Equation (1.13) depends only on $ \alpha $ and $ \sigma$ and suggests that we estimate these parameters by regressing $ y=\ln(-\ln\vert\phi_{n}(t)\vert^{2})$ on $ w=\ln\vert t\vert$ in the model
$\displaystyle y_k=m+\alpha w_k + \epsilon_k,$   $\displaystyle k=1,2,...,K ,$ (1.15)

where $ {t_k}$ is an appropriate set of real numbers, $ m=\ln(2\sigma^\alpha)$, and $ \epsilon_k$ denotes an error term. Koutrouvelis (1980) proposed to use $ t_{k}=\frac{\pi k}{25},
k=1,2,...,K$; with $ K$ ranging between 9 and 134 for different estimates of $ \alpha $ and sample sizes.

Once $ \hat\alpha$ and $ \hat\sigma$ have been obtained and $ \alpha $ and $ \sigma$ have been fixed at these values, estimates of $ \beta$ and $ \mu$ can be obtained using (1.14). Next, the regressions are repeated with $ \hat\alpha$, $ \hat\sigma$, $ \hat\beta$ and $ \hat\mu$ as the initial parameters. The iterations continue until a prespecified convergence criterion is satisfied.

Kogon and Williams (1998) eliminated this iteration procedure and simplified the regression method. For initial estimation they applied McCulloch's (1986) method, worked with the continuous representation (1.3) of the characteristic function instead of the classical one (1.2) and used a fixed set of only 10 equally spaced frequency points $ t_k$. In terms of computational speed their method compares favorably to the original method of Koutrouvelis (1980). It has a significantly better performance near $ \alpha =1$ and $ \beta\ne 0$ due to the elimination of discontinuity of the characteristic function. However, it returns slightly worse results for very small $ \alpha $.

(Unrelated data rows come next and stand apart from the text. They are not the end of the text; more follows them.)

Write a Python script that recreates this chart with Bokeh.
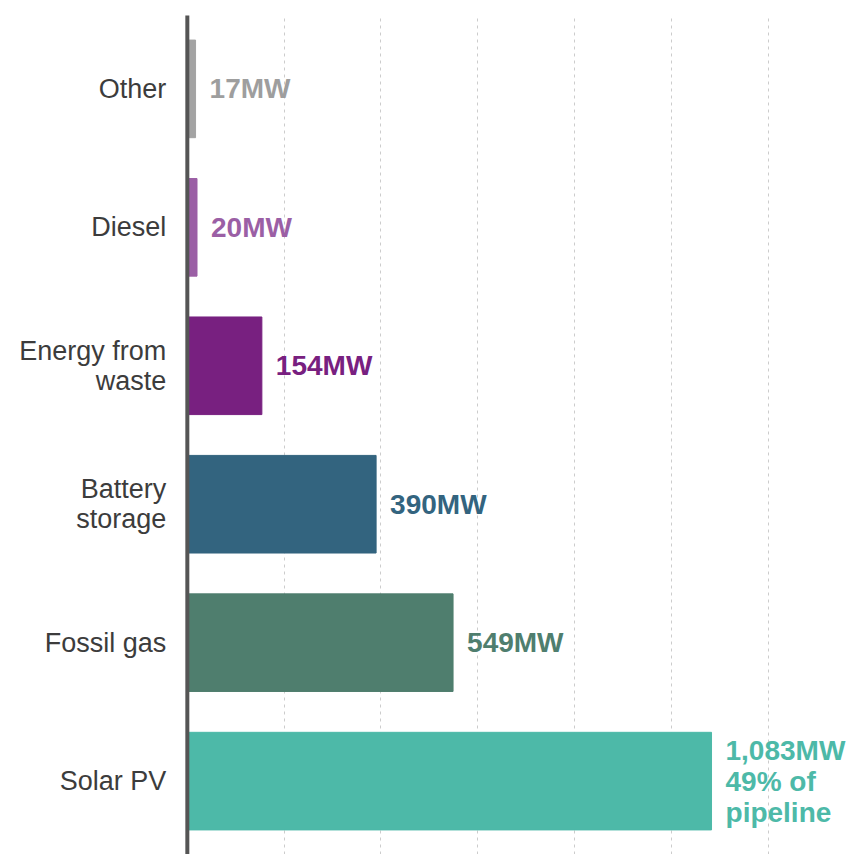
from bokeh.plotting import figure
from bokeh.models import ColumnDataSource, FactorRange, FixedTicker, Range1d, Span
from bokeh.embed import file_html
from bokeh.resources import INLINE
from bokeh.core.properties import value

# ---- data ----
categories = ["Solar PV", "Fossil gas", "Battery storage", "Energy from waste", "Diesel", "Other"]
tick_labels = ["Solar PV", "Fossil gas", "Battery\nstorage", "Energy from\nwaste", "Diesel", "Other"]
capacity_mw = [1083, 549, 390, 154, 20, 17]
value_labels = ["1,083MW\n49% of\npipeline", "549MW", "390MW", "154MW", "20MW", "17MW"]
bar_colors = ["#4db9a8", "#4f7e6e", "#33647f", "#782080", "#9b5fa5", "#a3a3a3"]
text_colors = ["#4db9a8", "#4f7e6e", "#33647f", "#782080", "#9b5fa5", "#9e9e9e"]
grid_ticks = [200, 400, 600, 800, 1000, 1200]

src = ColumnDataSource(dict(cat=categories, val=capacity_mw, lab=value_labels,
                            tick=tick_labels, zero=[0] * len(categories),
                            bc=bar_colors, tc=text_colors))

p = figure(width=848, height=854, output_backend="svg", toolbar_location=None,
           y_range=FactorRange(factors=categories, range_padding=0.03,
                               range_padding_units="absolute"),
           x_range=Range1d(-386, 1366),
           min_border_left=0, min_border_top=15, min_border_bottom=0,
           min_border_right=0)
p.outline_line_color = None
p.background_fill_color = "white"
p.border_fill_color = "white"

p.hbar(y="cat", right="val", left=0, height=0.705, color="bc", source=src)

# value labels
p.text(x="val", y="cat", text="lab", text_color="tc", source=src,
       x_offset=14, text_baseline="middle", text_align="left",
       text_font=value("Liberation Sans"), text_font_style="bold",
       text_font_size="28px", text_line_height=1.0)

# category labels
p.text(x="zero", y="cat", text="tick", source=src,
       x_offset=-21, text_baseline="middle", text_align="right",
       text_font=value("Liberation Sans"), text_font_size="27px",
       text_color="#3c3c3c", text_line_height=1.0)

# axes & grid
p.xaxis.visible = False
p.yaxis.visible = False
p.xgrid.ticker = FixedTicker(ticks=grid_ticks)
p.xgrid.grid_line_color = "#cccccc"
p.xgrid.grid_line_dash = "3 4"
p.xgrid.grid_line_width = 1
p.ygrid.grid_line_color = None

axis_line = Span(location=0, dimension="height", line_color="#555555",
                 line_width=4, line_cap="round")
p.add_layout(axis_line)

open("out.html", "w").write(file_html(p, INLINE))
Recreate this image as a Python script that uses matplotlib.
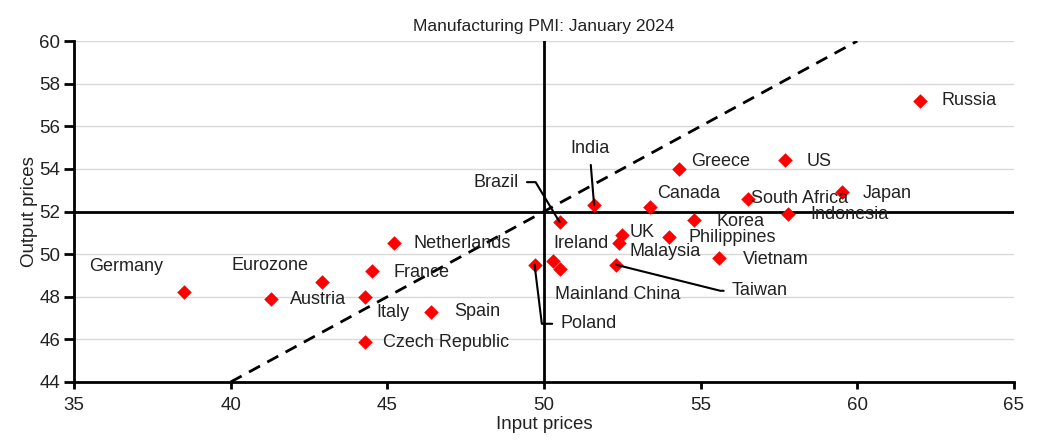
import matplotlib
matplotlib.use("Agg")
import matplotlib.pyplot as plt

plt.rcParams['font.family'] = ['Liberation Sans Narrow', 'Liberation Sans', 'DejaVu Sans']

# Manufacturing PMI, January 2024: input prices vs output prices
countries = ['Germany', 'Eurozone', 'Austria', 'Italy', 'Netherlands', 'France', 'Spain',
             'Czech Republic', 'Poland', 'Ireland', 'Mainland China', 'Brazil', 'India',
             'UK', 'Malaysia', 'Taiwan', 'Canada', 'Greece', 'Philippines', 'Korea',
             'Vietnam', 'South Africa', 'US', 'Indonesia', 'Japan', 'Russia']
input_prices = [38.5, 42.9, 41.3, 44.3, 45.2, 44.5, 46.4,
                44.3, 49.7, 50.3, 50.5, 50.5, 51.6,
                52.5, 52.4, 52.3, 53.4, 54.3, 54.0, 54.8,
                55.6, 56.5, 57.7, 57.8, 59.5, 62.0]
output_prices = [48.2, 48.7, 47.9, 48.0, 50.5, 49.2, 47.3,
                 45.9, 49.5, 49.7, 49.3, 51.5, 52.3,
                 50.9, 50.5, 49.5, 52.2, 54.0, 50.8, 51.6,
                 49.8, 52.6, 54.4, 51.9, 52.9, 57.2]

# label placement (offset in pixels from the point, horizontal alignment)
label_pos = {
    'Germany': (-95, 26, 'left'), 'Eurozone': (-90, 16, 'left'), 'Austria': (19, -1, 'left'),
    'Italy': (11, -16, 'left'), 'Netherlands': (20, 0, 'left'), 'France': (22, -1, 'left'),
    'Spain': (23, 0, 'left'), 'Czech Republic': (18, -1, 'left'), 'Poland': (26, -59, 'left'),
    'Ireland': (0, 17, 'left'), 'Mainland China': (-5, -25, 'left'), 'Brazil': (-41, 40, 'right'),
    'India': (-4, 57, 'center'), 'UK': (7, 2, 'left'), 'Malaysia': (10, -8, 'left'),
    'Taiwan': (116, -26, 'left'), 'Canada': (7, 14, 'left'), 'Greece': (12, 7, 'left'),
    'Philippines': (19, 0, 'left'), 'Korea': (22, -1, 'left'), 'Vietnam': (23, -1, 'left'),
    'South Africa': (3, 0, 'left'), 'US': (21, -1, 'left'), 'Indonesia': (22, -1, 'left'),
    'Japan': (21, -1, 'left'), 'Russia': (22, 0, 'left'),
}
# leader lines: (relpos on text, angle at text, angle at point)
leaders = {
    'Brazil': ((1, 0.5), 0, 121),
    'India': ((0.5, 0), None, None),
    'Taiwan': ((0, 0.5), 180, -14),
    'Poland': ((0, 0.5), 180, -83),
}

fig = plt.figure(figsize=(10.41, 4.41), dpi=100)
ax = fig.add_axes([0.0711, 0.1338, 0.9029, 0.7732])

ax.set_xlim(35, 65)
ax.set_ylim(44, 60)
ax.set_xticks(range(35, 66, 5))
ax.set_yticks(range(44, 61, 2))
ax.grid(axis='y', color='#d9d9d9', linewidth=1)
ax.set_axisbelow(True)
for s in ['top', 'right']:
    ax.spines[s].set_visible(False)
for s in ['left', 'bottom']:
    ax.spines[s].set_linewidth(2)
ax.tick_params(axis='both', labelsize=13.5, width=2, color='black', labelcolor='#222222')
ax.tick_params(axis='y', length=7, pad=3)
ax.tick_params(axis='x', length=5, pad=6)

ax.axvline(50, color='black', linewidth=2)
ax.axhline(52, color='black', linewidth=2)
ax.axline((50, 52), slope=0.8, color='black', linewidth=2, linestyle=(0, (4.5, 3)))

ax.scatter(input_prices, output_prices, marker='D', s=55, color='#ff0000', zorder=5,
           linewidths=0)

for name, x, y in zip(countries, input_prices, output_prices):
    dx, dy, ha = label_pos[name]
    kw = {}
    if name in leaders:
        rel, a, b = leaders[name]
        if a is None:
            cs = 'arc3'
        else:
            cs = 'angle,angleA=%d,angleB=%d,rad=0' % (a, b)
        kw['arrowprops'] = dict(arrowstyle='-', color='black', lw=1.5, relpos=rel,
                                connectionstyle=cs, shrinkA=4, shrinkB=0)
    ax.annotate(name, (x, y), xytext=(dx, dy), textcoords='offset pixels',
                ha=ha, va='center', fontsize=13, color='#222222', zorder=6, **kw)

ax.set_title('Manufacturing PMI: January 2024', fontsize=12.5, pad=7, color='#222222')
ax.set_xlabel('Input prices', fontsize=13.5, labelpad=1, color='#222222')
ax.set_ylabel('Output prices', fontsize=13.5, labelpad=1, color='#222222')

fig.savefig('out.png', dpi=100)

1.4.4 Maximum Likelihood Method

The maximum likelihood (ML) estimation scheme for $ \alpha $-stable distributions does not differ from that for other laws, at least as far as the theory is concerned. For a vector of observations $ x=(x_1,...,x_n)$, the ML estimate of the parameter vector $ \theta=(\alpha, \sigma, \beta, \mu)$ is obtained by maximizing the log-likelihood function:

$\displaystyle L_\theta(x) = \sum_{i=1}^n \ln \tilde{f}(x_i; \theta),$ (1.16)

where $ \tilde{f}(\cdot; \theta)$ is the stable pdf. The tilde denotes the fact that, in general, we do not know the explicit form of the density and have to approximate it numerically. The ML methods proposed in the literature differ in the choice of the approximating algorithm. However, all of them have an appealing common feature - under certain regularity conditions the maximum likelihood estimator is asymptotically normal.

Modern ML estimation techniques either utilize the FFT-based approach for approximating the stable pdf (Mittnik et al.; 1999) or use the direct integration method (Nolan; 2001). Both approaches are comparable in terms of efficiency. The differences in performance result from different approximation algorithms, see Section 1.2.2.

Simulation studies suggest that out of the five described techniques the method of moments yields the worst estimates, well outside any admissible error range (Stoyanov and Racheva-Iotova; 2004; Weron; 2004). McCulloch's method comes in next with acceptable results and computational time significantly lower than the regression approaches. On the other hand, both the Koutrouvelis and the Kogon-Williams implementations yield good estimators with the latter performing considerably faster, but slightly less accurate. Finally, the ML estimates are almost always the most accurate, in particular, with respect to the skewness parameter. However, as we have already said, maximum likelihood estimation techniques are certainly the slowest of all the discussed methods. For example, ML estimation for a sample of a few thousand observations using a gradient search routine which utilizes the direct integration method is slower by 4 orders of magnitude than the Kogon-Williams algorithm, i.e. a few minutes compared to a few hundredths of a second on a fast PC! Clearly, the higher accuracy does not justify the application of ML estimation in many real life problems, especially when calculations are to be performed on-line.